Dust of Appearance, leveled

This entry is part 8 of 13 in the series wondrous items, leveled

Cullen’s Dust of Appearance Any creature who enters the Dust of Appearance’s zone will sparkle. invisibility will be impossible, stealth will be at -5, and removing the sparkles requires either a wash or an extended rest. While sparkly, subjects leave a glittery trail that can be easily followed.

My old houserules for leveling magic items mean that every piece of magical treasure has the potential to gain power in ways that the players can’t predict. Furthermore, WOTC recently invented the concept of the “rare magic item,” but we don’t yet have lots of examples.

While some items may get mechanically better (for instance, a +1 sword becomes a +2 sword), it’s more challenging to improve items that don’t have numeric bonuses.

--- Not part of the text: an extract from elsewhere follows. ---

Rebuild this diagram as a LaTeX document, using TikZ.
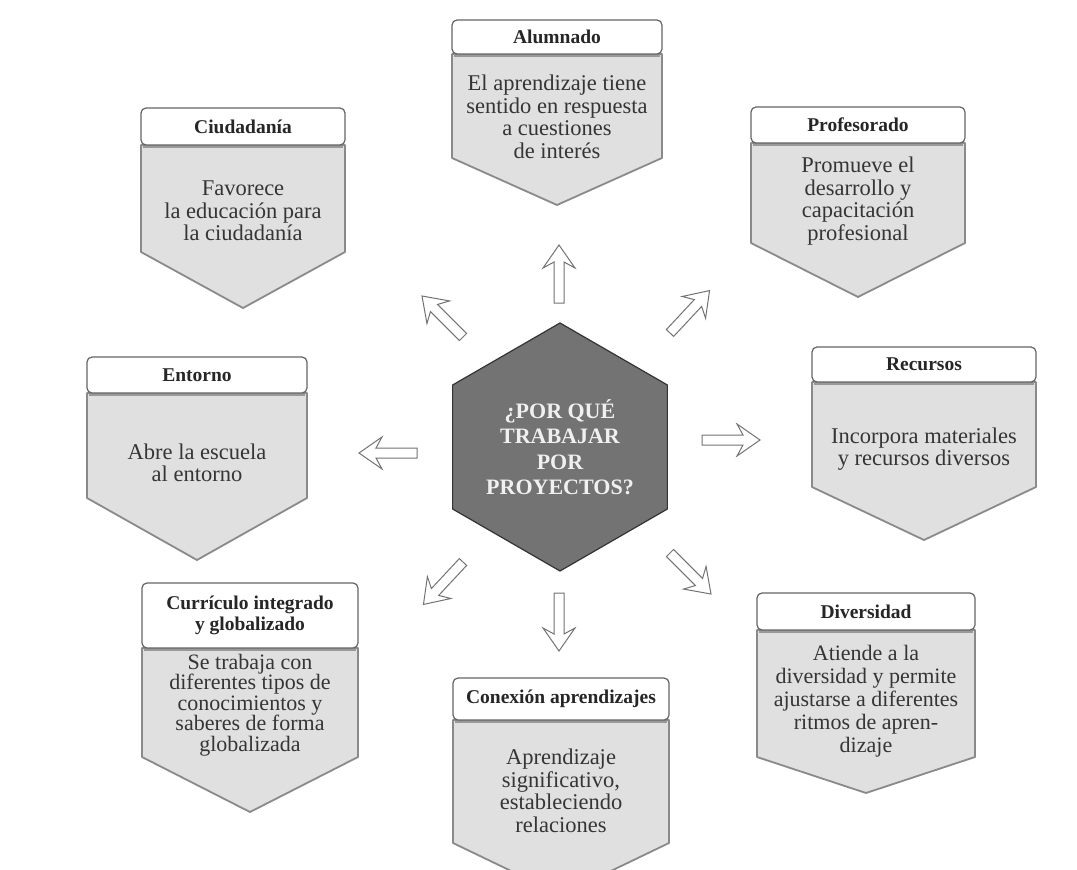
\documentclass[tikz,border=0pt]{standalone}
\usepackage{fontspec}
\setmainfont{Liberation Serif}
\newfontfamily\bodyf{Liberation Serif}
\newfontfamily\headf{Liberation Serif}
\usetikzlibrary{shapes.geometric}
\definecolor{bodyfill}{HTML}{E0E0E0}
\definecolor{bodyline}{HTML}{8A8A8A}
\definecolor{hdrline}{HTML}{646464}
\definecolor{txtgray}{HTML}{353535}
\definecolor{hexfill}{HTML}{737373}
\newcommand\badge[8]{%
  \path[bodyshape] ({#2-#3},#5) -- ({#2-#3},#6) -- (#2,#7) -- ({#2+#3},#6) -- ({#2+#3},#5) -- cycle;
  \draw[black!40, line width=2pt] ({#2-#3+2},{#5+1.5}) -- ({#2+#3-2},{#5+1.5});
  \node[hdr, minimum width={2*#3*1pt}, minimum height={(#5-#4)*1pt}] (#1) at (#2,{(#4+#5)/2}) {#8};
}
\begin{document}
\begin{tikzpicture}[x=1pt,y=-1pt,
  hdr/.style={draw=hdrline, line width=1.2pt, fill=white, rounded corners=5pt, inner sep=0pt,
    font=\headf\bfseries\fontsize{19.5}{21}\selectfont, text=black!85, align=center},
  bodytxt/.style={font=\bodyf\fontsize{22.5}{22.5}\selectfont, text=txtgray, align=center, inner sep=0pt},
  bodyshape/.style={draw=bodyline, line width=1.8pt, fill=bodyfill, line join=round},
  barrowline/.style={draw=black!55, fill=white, line width=1pt, line join=miter},
  barrow/.pic={\path[barrowline] (0,-5)--(41,-5)--(35,-16)--(58,0)--(35,16)--(41,5)--(0,5)--cycle;},
  hexstyle/.style={regular polygon, regular polygon sides=6, shape border rotate=30,
    minimum size=248pt, inner sep=0pt, draw=black!80, line width=1.2pt, fill=hexfill,
    text=white!94!black, align=center, font=\bfseries\fontsize{22}{25.5}\selectfont}
]
\useasboundingbox (0,0) rectangle (1077,870);
\clip (0,0) rectangle (1077,870);
\fill[white] (0,0) rectangle (1077,870);

% badges
\badge{ciud}{243}{102}{108}{145}{252}{308}{Ciudadanía}
\node[bodytxt] (ciudT) at (243,211) {Favorece\\la educación para\\la ciudadanía};

\badge{alum}{557}{105}{20}{54}{158}{205}{Alumnado}
\node[bodytxt] (alumT) at (557,117) {El aprendizaje tiene\\sentido en respuesta\\a cuestiones\\de interés};

\badge{prof}{858}{107}{107}{143}{243}{297}{Profesorado}
\node[bodytxt] (profT) at (858,201) {Promueve el\\desarrollo y\\capacitación\\profesional};

\badge{ent}{197}{110}{357}{393}{498}{560}{Entorno}
\node[bodytxt] (entT) at (197,463) {Abre la escuela\\al entorno};

\badge{rec}{924}{112}{347}{382}{487}{540}{Recursos}
\node[bodytxt] (recT) at (924,449) {Incorpora materiales\\y recursos diversos};

\badge{curr}{250}{108}{583}{648}{757}{812}{Currículo integrado\\y globalizado}
\node[bodytxt, font=\bodyf\fontsize{22}{20.5}\selectfont] (currT) at (250,705) {Se trabaja con\\diferentes tipos de\\conocimientos y\\saberes de forma\\globalizada};

\badge{con}{561}{108}{678}{720}{843}{895}{Conexión aprendizajes}
\node[bodytxt] (conT) at (561,791) {Aprendizaje\\significativo,\\estableciendo\\relaciones};

\badge{div}{866}{109}{593}{630}{757}{793}{Diversidad}
\node[bodytxt, font=\bodyf\fontsize{22}{23}\selectfont] (divT) at (866,701) {Atiende a la\\diversidad y permite\\ajustarse a diferentes\\ritmos de apren-\\dizaje};

% centre
\node[hexstyle] (hex) at (560,447) {¿POR QUÉ\\TRABAJAR\\POR\\PROYECTOS?};

% block arrows
\coordinate (aN)  at (559,303);
\coordinate (aNW) at (463,337);
\coordinate (aNE) at (670,333);
\coordinate (aW)  at (417,453);
\coordinate (aE)  at (702,440);
\coordinate (aSW) at (463,562);
\coordinate (aS)  at (559,593);
\coordinate (aSE) at (670,553);
\pic[rotate=90]  at (aN)  {barrow};
\pic[rotate=135] at (aNW) {barrow};
\pic[rotate=47]  at (aNE) {barrow};
\pic[rotate=180] at (aW)  {barrow};
\pic[rotate=0]   at (aE)  {barrow};
\pic[rotate=227] at (aSW) {barrow};
\pic[rotate=270] at (aS)  {barrow};
\pic[rotate=-45] at (aSE) {barrow};
\end{tikzpicture}
\end{document}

I thought I’d go through the Wondrous Items in the 4e Player’s Handbook and give examples of how each could gain powers that reflect their history.

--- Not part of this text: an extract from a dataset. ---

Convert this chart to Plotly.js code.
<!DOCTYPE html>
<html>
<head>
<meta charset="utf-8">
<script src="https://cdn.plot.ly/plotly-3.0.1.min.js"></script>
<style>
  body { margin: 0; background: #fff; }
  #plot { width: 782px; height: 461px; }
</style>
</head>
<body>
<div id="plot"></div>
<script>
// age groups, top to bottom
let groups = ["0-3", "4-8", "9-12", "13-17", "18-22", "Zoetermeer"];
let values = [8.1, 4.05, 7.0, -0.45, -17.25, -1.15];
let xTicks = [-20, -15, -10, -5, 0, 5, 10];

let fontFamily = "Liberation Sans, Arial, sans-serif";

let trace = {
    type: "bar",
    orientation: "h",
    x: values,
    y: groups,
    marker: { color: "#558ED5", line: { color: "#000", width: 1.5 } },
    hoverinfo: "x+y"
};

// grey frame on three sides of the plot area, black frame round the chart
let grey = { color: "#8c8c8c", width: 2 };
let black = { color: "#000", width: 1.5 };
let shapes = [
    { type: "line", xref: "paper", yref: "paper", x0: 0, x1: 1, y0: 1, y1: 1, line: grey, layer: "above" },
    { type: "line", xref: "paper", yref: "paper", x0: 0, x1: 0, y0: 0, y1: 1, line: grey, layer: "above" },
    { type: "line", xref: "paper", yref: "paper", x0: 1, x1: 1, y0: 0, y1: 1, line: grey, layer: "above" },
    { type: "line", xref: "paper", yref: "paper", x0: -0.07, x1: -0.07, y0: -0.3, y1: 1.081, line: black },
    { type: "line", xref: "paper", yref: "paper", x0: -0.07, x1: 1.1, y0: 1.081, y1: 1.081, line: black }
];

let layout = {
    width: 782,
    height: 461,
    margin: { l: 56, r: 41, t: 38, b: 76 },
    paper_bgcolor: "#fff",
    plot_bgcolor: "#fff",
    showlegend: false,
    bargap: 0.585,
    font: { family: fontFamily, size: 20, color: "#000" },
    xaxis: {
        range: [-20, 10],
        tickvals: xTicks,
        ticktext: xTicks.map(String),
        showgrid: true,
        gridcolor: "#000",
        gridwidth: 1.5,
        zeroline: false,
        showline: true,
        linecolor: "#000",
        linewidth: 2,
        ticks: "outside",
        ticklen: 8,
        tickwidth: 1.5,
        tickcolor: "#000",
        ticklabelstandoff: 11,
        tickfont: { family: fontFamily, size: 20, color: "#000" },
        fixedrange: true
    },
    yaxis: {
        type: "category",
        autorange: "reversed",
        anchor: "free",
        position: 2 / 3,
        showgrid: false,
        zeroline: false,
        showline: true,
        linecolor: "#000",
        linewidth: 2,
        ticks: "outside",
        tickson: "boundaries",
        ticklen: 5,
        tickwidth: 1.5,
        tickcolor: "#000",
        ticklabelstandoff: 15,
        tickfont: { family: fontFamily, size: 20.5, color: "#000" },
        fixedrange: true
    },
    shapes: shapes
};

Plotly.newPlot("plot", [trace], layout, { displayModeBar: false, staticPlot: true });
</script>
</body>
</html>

Adso of Melk’s Dust of Appearance of True Thoughts
When you sprinkle this dust on a page of text, handwriting appears in the margin, annotating the author’s true thoughts as he or she wrote the page. The new text is in the author’s handwriting, in a different color of ink. If the document was written in good faith, no new writing appears.

If the author is alive, you must make a wisdom, intelligence, or charisma attack against their will in order to see their thoughts appear on the page.

Adso’s dust is especially handy on diplomatic treaties and self-serving revisionist histories.

Dust of False Appearance
When this dust is sprinkled in a zone, in addition to its other effects, 1-3 illusionary monsters, of random type, are “revealed”. With a minor action, the dust’s owner may grant move actions to all the monsters. The monsters disappear if they are attacked or leave the zone, or at the end of five minutes.